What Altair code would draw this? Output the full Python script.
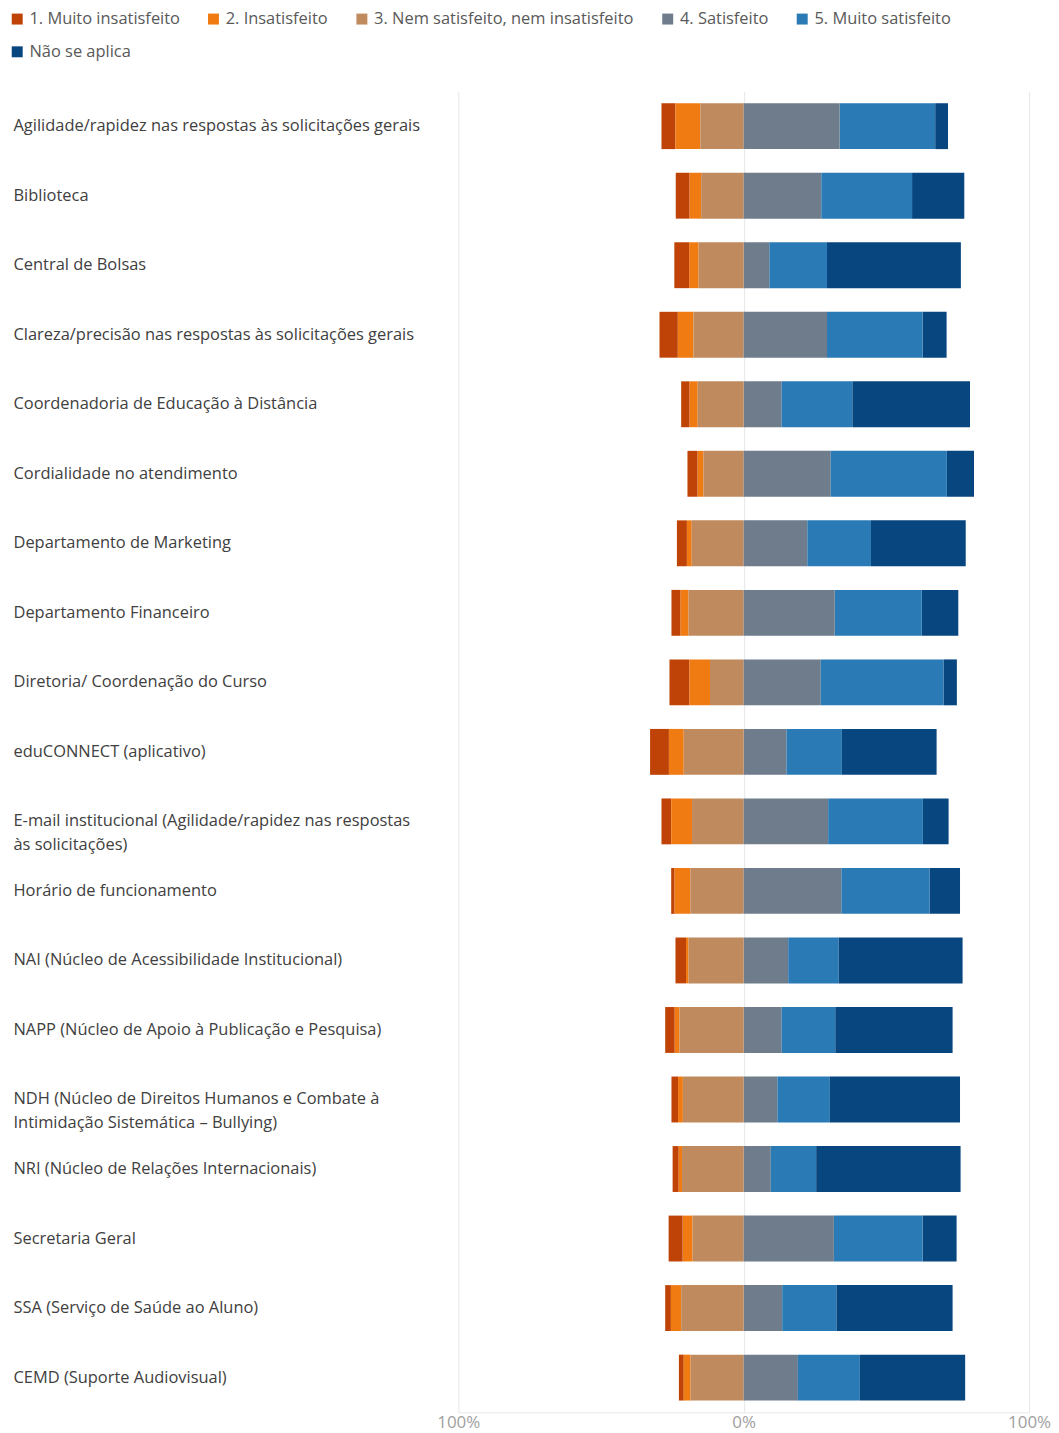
import altair as alt
import pandas as pd

categories = [
    "Agilidade/rapidez nas respostas às solicitações gerais",
    "Biblioteca",
    "Central de Bolsas",
    "Clareza/precisão nas respostas às solicitações gerais",
    "Coordenadoria de Educação à Distância",
    "Cordialidade no atendimento",
    "Departamento de Marketing",
    "Departamento Financeiro",
    "Diretoria/ Coordenação do Curso",
    "eduCONNECT (aplicativo)",
    "E-mail institucional (Agilidade/rapidez nas respostas às solicitações)",
    "Horário de funcionamento",
    "NAI (Núcleo de Acessibilidade Institucional)",
    "NAPP (Núcleo de Apoio à Publicação e Pesquisa)",
    "NDH (Núcleo de Direitos Humanos e Combate à Intimidação Sistemática – Bullying)",
    "NRI (Núcleo de Relações Internacionais)",
    "Secretaria Geral",
    "SSA (Serviço de Saúde ao Aluno)",
    "CEMD (Suporte Audiovisual)",
]

wrapped_labels = {
    "E-mail institucional (Agilidade/rapidez nas respostas às solicitações)":
        ["E-mail institucional (Agilidade/rapidez nas respostas", "às solicitações)"],
    "NDH (Núcleo de Direitos Humanos e Combate à Intimidação Sistemática – Bullying)":
        ["NDH (Núcleo de Direitos Humanos e Combate à", "Intimidação Sistemática – Bullying)"],
}

muito_insatisfeito = [4.9, 4.8, 5.2, 6.4, 2.9, 3.5, 3.5, 3.1, 7.0, 6.6, 3.4, 1.2, 3.7, 3.3, 2.3, 2.1, 4.9, 2.0, 1.7]
insatisfeito       = [8.7, 4.1, 3.3, 5.5, 2.9, 2.1, 1.7, 2.9, 7.2, 5.2, 7.3, 5.5, 0.9, 1.7, 1.7, 1.2, 3.5, 3.6, 2.4]
neutro             = [15.2, 14.9, 15.8, 17.6, 16.1, 14.1, 18.2, 19.3, 11.8, 21.0, 18.1, 18.7, 19.3, 22.5, 21.3, 21.6, 17.9, 21.9, 18.6]
satisfeito         = [33.6, 27.2, 9.0, 29.2, 13.3, 30.5, 22.3, 31.9, 27.0, 15.0, 29.6, 34.2, 15.6, 13.3, 11.8, 9.5, 31.6, 13.5, 19.0]
muito_satisfeito   = [33.5, 31.8, 20.2, 33.5, 24.8, 40.7, 22.3, 30.5, 43.0, 19.4, 33.2, 30.9, 17.7, 18.8, 18.4, 15.9, 31.1, 19.0, 21.7]
nao_se_aplica      = [4.5, 18.3, 46.9, 8.4, 41.2, 9.5, 33.2, 12.8, 4.7, 33.2, 9.0, 10.7, 43.4, 41.1, 45.6, 50.6, 11.9, 40.7, 36.9]

levels = [
    "1. Muito insatisfeito",
    "2. Insatisfeito",
    "3. Nem satisfeito, nem insatisfeito",
    "4. Satisfeito",
    "5. Muito satisfeito",
    "Não se aplica",
]
colors = ["#BF4307", "#F07B12", "#C08A5F", "#6E7C8C", "#2A7AB5", "#08467F"]

rows = []
for i, cat in enumerate(categories):
    neg = [(levels[2], neutro[i]), (levels[1], insatisfeito[i]), (levels[0], muito_insatisfeito[i])]
    pos = [(levels[3], satisfeito[i]), (levels[4], muito_satisfeito[i]), (levels[5], nao_se_aplica[i])]
    edge = 0.0
    for lev, v in neg:
        rows.append({"cat": cat, "level": lev, "start": edge - v, "end": edge, "value": v})
        edge -= v
    edge = 0.0
    for lev, v in pos:
        rows.append({"cat": cat, "level": lev, "start": edge, "end": edge + v, "value": v})
        edge += v
df = pd.DataFrame(rows)

label_expr = "datum.label"
for full, parts in wrapped_labels.items():
    arr = "[" + ", ".join("'" + p + "'" for p in parts) + "]"
    label_expr = f"datum.value == '{full}' ? {arr} : (" + label_expr + ")"

FONT = "Open Sans"

chart = alt.Chart(df).mark_bar().encode(
    x=alt.X(
        "start:Q",
        scale=alt.Scale(domain=[-100, 100], nice=False, zero=False),
        axis=alt.Axis(
            values=[-100, 0, 100],
            labelExpr="abs(datum.value) + '%'",
            title=None,
            grid=True,
            gridColor="#e6e6e6",
            ticks=False,
            domainColor="#e6e6e6",
            labelColor="#a0a0a0",
            labelFont=FONT,
            labelFontSize=17,
            labelPadding=2,
            labelFlush=False,
        ),
    ),
    x2="end:Q",
    y=alt.Y(
        "cat:N",
        sort=categories,
        scale=alt.Scale(paddingInner=0.34, paddingOuter=0.17),
        axis=alt.Axis(
            title=None,
            ticks=False,
            tickSize=0,
            domain=False,
            grid=False,
            labelAlign="left",
            labelPadding=447,
            labelLimit=440,
            labelFont=FONT,
            labelFontSize=16.5,
            labelColor="#404040",
            labelLineHeight=24,
            labelExpr=label_expr,
        ),
    ),
    color=alt.Color(
        "level:N",
        scale=alt.Scale(domain=levels, range=colors),
        legend=alt.Legend(
            orient="none",
            legendX=-451,
            legendY=-81,
            direction="horizontal",
            columns=5,
            title=None,
            padding=0,
            symbolType="square",
            symbolSize=121,
            symbolStrokeWidth=0,
            labelFont=FONT,
            labelFontSize=16.5,
            labelLimit=400,
            labelColor="#595959",
            labelOffset=4,
            columnPadding=25,
            rowPadding=16,
        ),
    ),
    order=alt.Order("value:Q", sort="ascending"),
).properties(
    width=573,
    height=1326,
    padding={"left": 1, "top": 0, "right": 0, "bottom": 0},
).configure_view(stroke=None)

chart.save("out.html", embed_options={"renderer": "svg", "actions": False})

====================

Reproduce the listing above exactly, excluding all pictures.

Written solution
What Altair code would draw this? Output the full Python script.
import altair as alt
import pandas as pd

categories = [
    "Agilidade/rapidez nas respostas às solicitações gerais",
    "Biblioteca",
    "Central de Bolsas",
    "Clareza/precisão nas respostas às solicitações gerais",
    "Coordenadoria de Educação à Distância",
    "Cordialidade no atendimento",
    "Departamento de Marketing",
    "Departamento Financeiro",
    "Diretoria/ Coordenação do Curso",
    "eduCONNECT (aplicativo)",
    "E-mail institucional (Agilidade/rapidez nas respostas às solicitações)",
    "Horário de funcionamento",
    "NAI (Núcleo de Acessibilidade Institucional)",
    "NAPP (Núcleo de Apoio à Publicação e Pesquisa)",
    "NDH (Núcleo de Direitos Humanos e Combate à Intimidação Sistemática – Bullying)",
    "NRI (Núcleo de Relações Internacionais)",
    "Secretaria Geral",
    "SSA (Serviço de Saúde ao Aluno)",
    "CEMD (Suporte Audiovisual)",
]

wrapped_labels = {
    "E-mail institucional (Agilidade/rapidez nas respostas às solicitações)":
        ["E-mail institucional (Agilidade/rapidez nas respostas", "às solicitações)"],
    "NDH (Núcleo de Direitos Humanos e Combate à Intimidação Sistemática – Bullying)":
        ["NDH (Núcleo de Direitos Humanos e Combate à", "Intimidação Sistemática – Bullying)"],
}

muito_insatisfeito = [4.9, 4.8, 5.2, 6.4, 2.9, 3.5, 3.5, 3.1, 7.0, 6.6, 3.4, 1.2, 3.7, 3.3, 2.3, 2.1, 4.9, 2.0, 1.7]
insatisfeito       = [8.7, 4.1, 3.3, 5.5, 2.9, 2.1, 1.7, 2.9, 7.2, 5.2, 7.3, 5.5, 0.9, 1.7, 1.7, 1.2, 3.5, 3.6, 2.4]
neutro             = [15.2, 14.9, 15.8, 17.6, 16.1, 14.1, 18.2, 19.3, 11.8, 21.0, 18.1, 18.7, 19.3, 22.5, 21.3, 21.6, 17.9, 21.9, 18.6]
satisfeito         = [33.6, 27.2, 9.0, 29.2, 13.3, 30.5, 22.3, 31.9, 27.0, 15.0, 29.6, 34.2, 15.6, 13.3, 11.8, 9.5, 31.6, 13.5, 19.0]
muito_satisfeito   = [33.5, 31.8, 20.2, 33.5, 24.8, 40.7, 22.3, 30.5, 43.0, 19.4, 33.2, 30.9, 17.7, 18.8, 18.4, 15.9, 31.1, 19.0, 21.7]
nao_se_aplica      = [4.5, 18.3, 46.9, 8.4, 41.2, 9.5, 33.2, 12.8, 4.7, 33.2, 9.0, 10.7, 43.4, 41.1, 45.6, 50.6, 11.9, 40.7, 36.9]

levels = [
    "1. Muito insatisfeito",
    "2. Insatisfeito",
    "3. Nem satisfeito, nem insatisfeito",
    "4. Satisfeito",
    "5. Muito satisfeito",
    "Não se aplica",
]
colors = ["#BF4307", "#F07B12", "#C08A5F", "#6E7C8C", "#2A7AB5", "#08467F"]

rows = []
for i, cat in enumerate(categories):
    neg = [(levels[2], neutro[i]), (levels[1], insatisfeito[i]), (levels[0], muito_insatisfeito[i])]
    pos = [(levels[3], satisfeito[i]), (levels[4], muito_satisfeito[i]), (levels[5], nao_se_aplica[i])]
    edge = 0.0
    for lev, v in neg:
        rows.append({"cat": cat, "level": lev, "start": edge - v, "end": edge, "value": v})
        edge -= v
    edge = 0.0
    for lev, v in pos:
        rows.append({"cat": cat, "level": lev, "start": edge, "end": edge + v, "value": v})
        edge += v
df = pd.DataFrame(rows)

label_expr = "datum.label"
for full, parts in wrapped_labels.items():
    arr = "[" + ", ".join("'" + p + "'" for p in parts) + "]"
    label_expr = f"datum.value == '{full}' ? {arr} : (" + label_expr + ")"

FONT = "Open Sans"

chart = alt.Chart(df).mark_bar().encode(
    x=alt.X(
        "start:Q",
        scale=alt.Scale(domain=[-100, 100], nice=False, zero=False),
        axis=alt.Axis(
            values=[-100, 0, 100],
            labelExpr="abs(datum.value) + '%'",
            title=None,
            grid=True,
            gridColor="#e6e6e6",
            ticks=False,
            domainColor="#e6e6e6",
            labelColor="#a0a0a0",
            labelFont=FONT,
            labelFontSize=17,
            labelPadding=2,
            labelFlush=False,
        ),
    ),
    x2="end:Q",
    y=alt.Y(
        "cat:N",
        sort=categories,
        scale=alt.Scale(paddingInner=0.34, paddingOuter=0.17),
        axis=alt.Axis(
            title=None,
            ticks=False,
            tickSize=0,
            domain=False,
            grid=False,
            labelAlign="left",
            labelPadding=447,
            labelLimit=440,
            labelFont=FONT,
            labelFontSize=16.5,
            labelColor="#404040",
            labelLineHeight=24,
            labelExpr=label_expr,
        ),
    ),
    color=alt.Color(
        "level:N",
        scale=alt.Scale(domain=levels, range=colors),
        legend=alt.Legend(
            orient="none",
            legendX=-451,
            legendY=-81,
            direction="horizontal",
            columns=5,
            title=None,
            padding=0,
            symbolType="square",
            symbolSize=121,
            symbolStrokeWidth=0,
            labelFont=FONT,
            labelFontSize=16.5,
            labelLimit=400,
            labelColor="#595959",
            labelOffset=4,
            columnPadding=25,
            rowPadding=16,
        ),
    ),
    order=alt.Order("value:Q", sort="ascending"),
).properties(
    width=573,
    height=1326,
    padding={"left": 1, "top": 0, "right": 0, "bottom": 0},
).configure_view(stroke=None)

chart.save("out.html", embed_options={"renderer": "svg", "actions": False})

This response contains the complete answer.